VR-controlled robot disarms bombs
Colm is the editor of VR 360, with a mission to bring the most important developments in technology to both businesses and consumers.

The narrative that robots are coming for all of our jobs often fails to mention one important fact: that there some jobs that no human really wants to be doing anyway.

One of those jobs being disarming bombs and explosives.

A robot called Taurus Dexterous, created by SRI International, has begun to remove humans from having to physically disarm and dispose of bombs, and therefore face a very real threat to their lives. While bomb disposal robots have been in use for a while now, Taurus is the first to utilise VR.

The human operator that is controlling the use an Oculus VR headset and Occulus Touch controllers, to see through Taurus’ eyes and operate its two independently controlled manipulators.

Previously, the operator would control the robot using a monitor and static controls to control the movement of the arms and grasping mechanisms.

The user’s view point through the headset also provides a heads-up display with virtual buttons that can be activated using the Oculus Touch controllers.

You can watch a video of the Taurus Dexterous in action here.

Issues with video quality

In an interview with WIRED, SRI’s associate director of R&D Mark Baybutt details how the VR system that underpins Taurus is also capable of providing haptic feedback to the user via the controllers:

“If you need to actually feel either the static forces that it’s pushing on, on a wall or the world, we can do that.”

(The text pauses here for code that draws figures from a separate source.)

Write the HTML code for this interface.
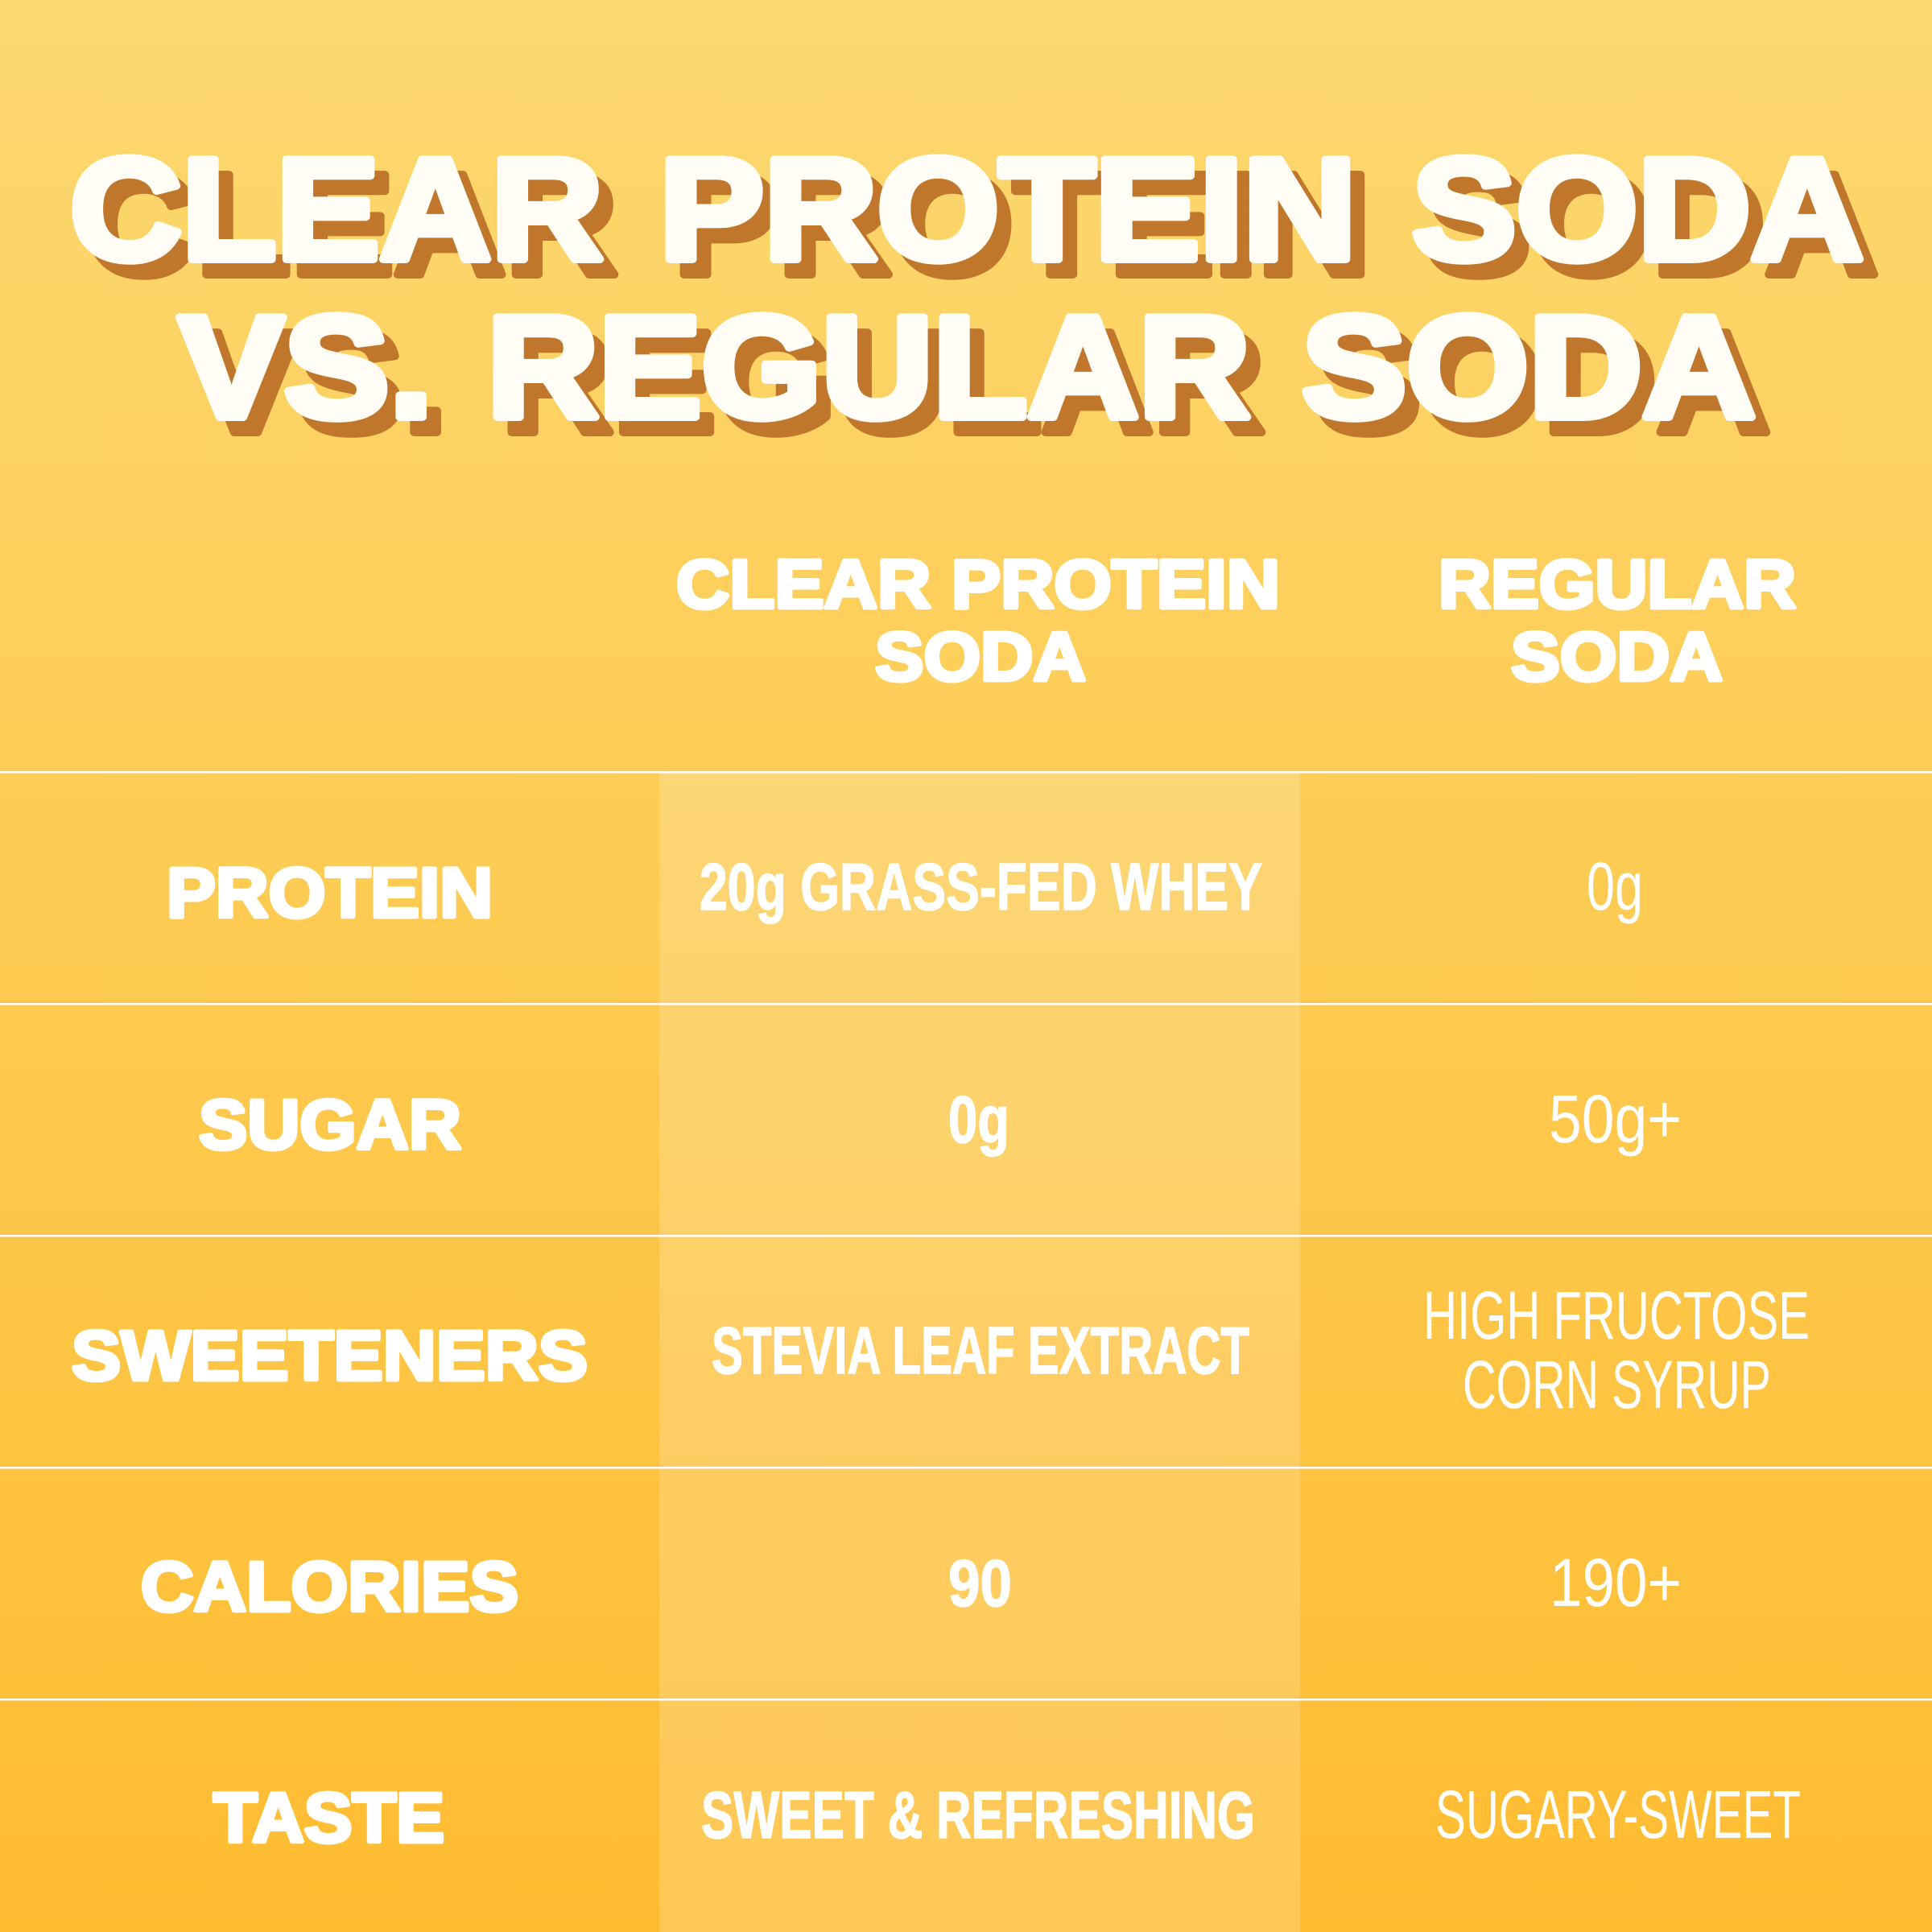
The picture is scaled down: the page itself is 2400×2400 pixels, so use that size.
<!DOCTYPE html>
<html>
<head>
<meta charset="utf-8">
<style>
  html, body { margin: 0; padding: 0; }
  body { width: 2400px; height: 2400px; overflow: hidden; background: #FDCB55; }
  svg { display: block; }
  .title { font-family: "Liberation Sans", Arial, sans-serif; font-weight: 700; font-size: 180px; }
  .hdr { font-family: "Liberation Sans", Arial, sans-serif; font-weight: 700; font-size: 85px; fill: #fff; stroke: #fff; stroke-width: 5; stroke-linejoin: round; }
  .lbl { font-family: "Liberation Sans", Arial, sans-serif; font-weight: 700; font-size: 87px; fill: #fff; stroke: #fff; stroke-width: 5; stroke-linejoin: round; }
  .mid { font-family: "Liberation Sans Narrow", "Liberation Sans", Arial, sans-serif; font-weight: 700; font-size: 83px; fill: #fff; stroke: #fff; stroke-width: 1.5; }
  .rgt { font-family: "Liberation Sans Narrow", "Liberation Sans", Arial, sans-serif; font-weight: 400; font-size: 84px; fill: #fff; }
</style>
</head>
<body>
<svg width="2400" height="2400" viewBox="0 0 2400 2400" xmlns="http://www.w3.org/2000/svg">
  <defs>
    <linearGradient id="bg" x1="0" y1="0" x2="0" y2="1">
      <stop offset="0" stop-color="#FCD870"/>
      <stop offset="0.4" stop-color="#FDCD57"/>
      <stop offset="1" stop-color="#FFBC31"/>
    </linearGradient>
  </defs>
  <rect x="0" y="0" width="2400" height="2400" fill="url(#bg)"/>
  <!-- middle column highlight -->
  <rect x="819" y="960" width="796" height="1440" fill="#ffffff" fill-opacity="0.18"/>

  <!-- row lines -->
  <rect x="0" y="958" width="2400" height="2.5" fill="#ffffff"/>
  <rect x="0" y="1246" width="2400" height="2.5" fill="#ffffff"/>
  <rect x="0" y="1534" width="2400" height="2.5" fill="#ffffff"/>
  <rect x="0" y="1822" width="2400" height="2.5" fill="#ffffff"/>
  <rect x="0" y="2110" width="2400" height="2.5" fill="#ffffff"/>

  <!-- Title shadow -->
  <g class="title" fill="#C0772C" stroke="#C0772C" stroke-width="10" stroke-linejoin="round">
    <text x="105" y="341" textLength="662" lengthAdjust="spacingAndGlyphs">CLEAR</text>
    <text x="837" y="341" textLength="866" lengthAdjust="spacingAndGlyphs">PROTEIN</text>
    <text x="1772" y="341" textLength="561" lengthAdjust="spacingAndGlyphs">SODA</text>
    <text x="240" y="537" textLength="316" lengthAdjust="spacingAndGlyphs">VS.</text>
    <text x="623" y="537" textLength="948" lengthAdjust="spacingAndGlyphs">REGULAR</text>
    <text x="1635" y="537" textLength="564" lengthAdjust="spacingAndGlyphs">SODA</text>
  </g>
  <!-- Title -->
  <g class="title" fill="#FFFDF6" stroke="#FFFDF6" stroke-width="10" stroke-linejoin="round">
    <text x="87" y="322" textLength="662" lengthAdjust="spacingAndGlyphs">CLEAR</text>
    <text x="819" y="322" textLength="866" lengthAdjust="spacingAndGlyphs">PROTEIN</text>
    <text x="1754" y="322" textLength="561" lengthAdjust="spacingAndGlyphs">SODA</text>
    <text x="222" y="518" textLength="316" lengthAdjust="spacingAndGlyphs">VS.</text>
    <text x="605" y="518" textLength="948" lengthAdjust="spacingAndGlyphs">REGULAR</text>
    <text x="1617" y="518" textLength="564" lengthAdjust="spacingAndGlyphs">SODA</text>
  </g>

  <!-- Column headers -->
  <text class="hdr" x="840" y="755" textLength="750" lengthAdjust="spacingAndGlyphs">CLEAR PROTEIN</text>
  <text class="hdr" x="1087" y="845" textLength="262" lengthAdjust="spacingAndGlyphs">SODA</text>
  <text class="hdr" x="1787" y="755" textLength="444" lengthAdjust="spacingAndGlyphs">REGULAR</text>
  <text class="hdr" x="1877" y="845" textLength="263" lengthAdjust="spacingAndGlyphs">SODA</text>

  <!-- Row labels -->
  <text class="lbl" x="207" y="1139" textLength="405" lengthAdjust="spacingAndGlyphs">PROTEIN</text>
  <text class="lbl" x="247" y="1427" textLength="326" lengthAdjust="spacingAndGlyphs">SUGAR</text>
  <text class="lbl" x="89" y="1714" textLength="641" lengthAdjust="spacingAndGlyphs">SWEETENERS</text>
  <text class="lbl" x="175" y="2001" textLength="469" lengthAdjust="spacingAndGlyphs">CALORIES</text>
  <text class="lbl" x="265" y="2288" textLength="287" lengthAdjust="spacingAndGlyphs">TASTE</text>

  <!-- Middle column -->
  <text class="mid" x="869" y="1130" textLength="699" lengthAdjust="spacingAndGlyphs">20g GRASS-FED WHEY</text>
  <text class="mid" x="1178" y="1419" textLength="76" lengthAdjust="spacingAndGlyphs">0g</text>
  <text class="mid" x="884" y="1706" textLength="668" lengthAdjust="spacingAndGlyphs">STEVIA LEAF EXTRACT</text>
  <text class="mid" x="1178" y="1995" textLength="79" lengthAdjust="spacingAndGlyphs">90</text>
  <text class="mid" x="871" y="2283" textLength="688" lengthAdjust="spacingAndGlyphs">SWEET &amp; REFRESHING</text>

  <!-- Right column -->
  <text class="rgt" x="1971" y="1130" textLength="70" lengthAdjust="spacingAndGlyphs">0g</text>
  <text class="rgt" x="1924" y="1419" textLength="165" lengthAdjust="spacingAndGlyphs">50g+</text>
  <text class="rgt" x="1768" y="1663" textLength="480" lengthAdjust="spacingAndGlyphs">HIGH FRUCTOSE</text>
  <text class="rgt" x="1817" y="1749" textLength="383" lengthAdjust="spacingAndGlyphs">CORN SYRUP</text>
  <text class="rgt" x="1925" y="1995" textLength="164" lengthAdjust="spacingAndGlyphs">190+</text>
  <text class="rgt" x="1783" y="2283" textLength="454" lengthAdjust="spacingAndGlyphs">SUGARY-SWEET</text>
</svg>
</body>
</html>
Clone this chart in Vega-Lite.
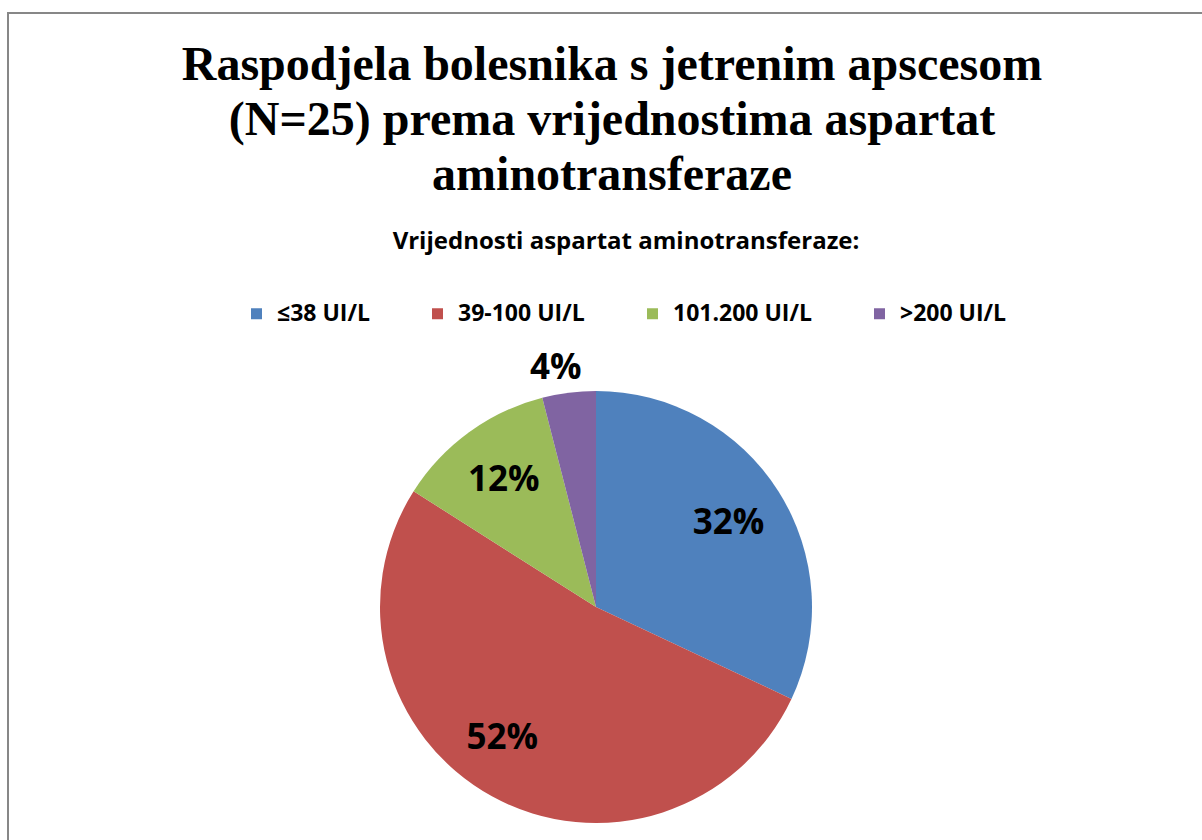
{
  "$schema": "https://vega.github.io/schema/vega-lite/v6.json",
  "width": 1200,
  "height": 835,
  "padding": {"left": 8, "top": 13, "right": -6, "bottom": -8},
  "autosize": {"type": "none"},
  "background": "white",
  "view": {"stroke": "#878787", "strokeWidth": 2},
  "config": {"view": {"stroke": "#878787", "strokeWidth": 2}},
  "title": {
    "text": ["Raspodjela bolesnika s jetrenim apscesom", "(N=25) prema vrijednostima  aspartat", "aminotransferaze"],
    "font": "Liberation Serif",
    "fontSize": 48,
    "fontWeight": "bold",
    "lineHeight": 55,
    "color": "black",
    "anchor": "middle",
    "frame": "group",
    "offset": -187,
    "dx": 4
  },
  "data": {
    "values": [
      {"cat": "≤38 UI/L", "n": 8, "lab": "32%", "ord": 1},
      {"cat": "39-100 UI/L", "n": 13, "lab": "52%", "ord": 2},
      {"cat": "101.200 UI/L", "n": 3, "lab": "12%", "ord": 3},
      {"cat": ">200 UI/L", "n": 1, "lab": "4%", "ord": 4}
    ]
  },
  "encoding": {
    "theta": {"field": "n", "type": "quantitative", "stack": true},
    "order": {"field": "ord", "type": "quantitative"}
  },
  "layer": [
    {
      "mark": {"type": "arc", "outerRadius": 216, "x": {"expr": "width/2-12"}, "y": {"expr": "height/2+176.5"}},
      "encoding": {
        "color": {
          "field": "cat",
          "type": "nominal",
          "sort": ["≤38 UI/L", "39-100 UI/L", "101.200 UI/L", ">200 UI/L"],
          "scale": {
            "domain": ["≤38 UI/L", "39-100 UI/L", "101.200 UI/L", ">200 UI/L"],
            "range": ["#4F81BD", "#C0504D", "#9BBB59", "#8064A2"]
          },
          "legend": {
            "title": "Vrijednosti aspartat aminotransferaze:",
            "orient": "none",
            "legendX": 237,
            "legendY": 217,
            "direction": "horizontal",
            "titleOrient": "top",
            "titleAnchor": "middle",
            "titleFont": "Open Sans",
            "titleFontSize": 24,
            "titleFontWeight": "bold",
            "titleColor": "black",
            "titlePadding": 48,
            "titleLimit": 0,
            "labelFont": "Open Sans",
            "labelFontSize": 23,
            "labelFontWeight": "bold",
            "labelColor": "black",
            "labelLimit": 0,
            "labelOffset": 9,
            "symbolType": "square",
            "symbolSize": 121,
            "symbolStrokeWidth": 0,
            "symbolOpacity": 1,
            "columnPadding": 56
          }
        }
      }
    },
    {
      "mark": {"type": "text", "radius": 157, "x": {"expr": "width/2-12"}, "y": {"expr": "height/2+176.5"}, "font": "Open Sans", "fontSize": 35, "fontWeight": "bold", "color": "black", "align": "center", "baseline": "middle"},
      "encoding": {
        "text": {"condition": {"test": "datum.lab=='32%' || datum.lab=='12%'", "field": "lab"}, "value": ""}
      }
    },
    {
      "mark": {"type": "text", "radius": 155, "dx": -19, "dy": -5, "x": {"expr": "width/2-12"}, "y": {"expr": "height/2+176.5"}, "font": "Open Sans", "fontSize": 35, "fontWeight": "bold", "color": "black", "align": "center", "baseline": "middle"},
      "encoding": {
        "text": {"condition": {"test": "datum.lab=='52%'", "field": "lab"}, "value": ""}
      }
    },
    {
      "mark": {"type": "text", "radius": 241, "dx": -10, "x": {"expr": "width/2-12"}, "y": {"expr": "height/2+176.5"}, "font": "Open Sans", "fontSize": 35, "fontWeight": "bold", "color": "black", "align": "center", "baseline": "middle"},
      "encoding": {
        "text": {"condition": {"test": "datum.lab=='4%'", "field": "lab"}, "value": ""}
      }
    }
  ]
}
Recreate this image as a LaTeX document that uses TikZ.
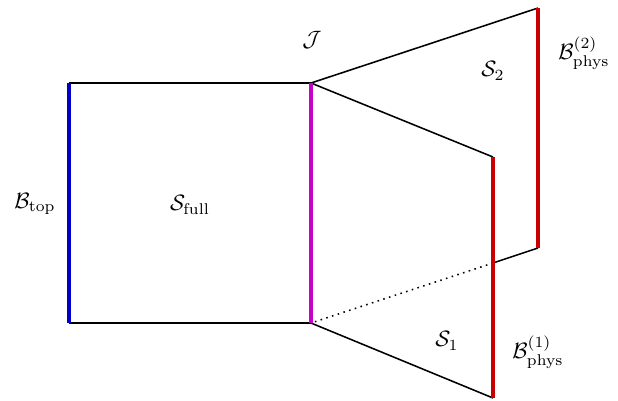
\documentclass[tikz,border=0pt]{standalone}
\usepackage{amsmath}
\definecolor{myblue}{RGB}{0,0,200}
\definecolor{mymag}{RGB}{200,0,200}
\definecolor{myred}{RGB}{200,0,0}
\tikzset{
  edge/.style={line width=0.7pt, black},
  bnd/.style={line width=1.4pt},
  lbl/.style={inner sep=0pt, font=\normalsize}
}
\begin{document}
\begin{tikzpicture}[x=0.45pt,y=-0.45pt]
\useasboundingbox (0,0) rectangle (618,400);
% corners
\coordinate (A) at (69,83);
\coordinate (B) at (311,83);
\coordinate (C) at (311,323);
\coordinate (D) at (69,323);
\coordinate (E) at (538,8);
\coordinate (F) at (538,248);
\coordinate (G) at (493,263);
\coordinate (H) at (493,157);
\coordinate (K) at (493,398);
% square
\draw[edge] (A) -- (B);
\draw[edge] (D) -- (C);
\draw[bnd, myblue] (A) -- (D);
% S2 panel
\draw[edge] (B) -- (E);
\draw[edge] (F) -- (G);
\draw[edge, dotted] (G) -- (C);
\draw[bnd, myred] (E) -- (F);
% S1 panel
\draw[edge] (B) -- (H);
\draw[edge] (C) -- (K);
\draw[bnd, myred] (H) -- (K);
\draw[bnd, mymag] (B) -- (C);
% labels
\node[lbl] (J) at (312,40) {$\mathcal{J}$};
\node[lbl] (S2) at (493,71) {$\mathcal{S}_2$};
\node[lbl] (Bp2) at (584,53) {$\mathcal{B}_{\text{phys}}^{(2)}$};
\node[lbl] (S1) at (447,341) {$\mathcal{S}_1$};
\node[lbl] (Bp1) at (538,352) {$\mathcal{B}_{\text{phys}}^{(1)}$};
\node[lbl] (Btop) at (35,204) {$\mathcal{B}_{\text{top}}$};
\node[lbl] (Sfull) at (190,205) {$\mathcal{S}_{\text{full}}$};
\end{tikzpicture}
\end{document}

The only drawback of the VR system is that headsets are not currently the ideal way to view the robot’s high-resolution recordings. The image clarity of the first generation of consumer headsets do not have sufficient capability to capture the full vide quality, although the enhanced usability of the system is the real selling point.

SRI hope that the incoming generations of headsets will correct this problem and will allow the system to have a field upgrade.

The company does have plans to develop their system for headsets other than the Oculus in the future.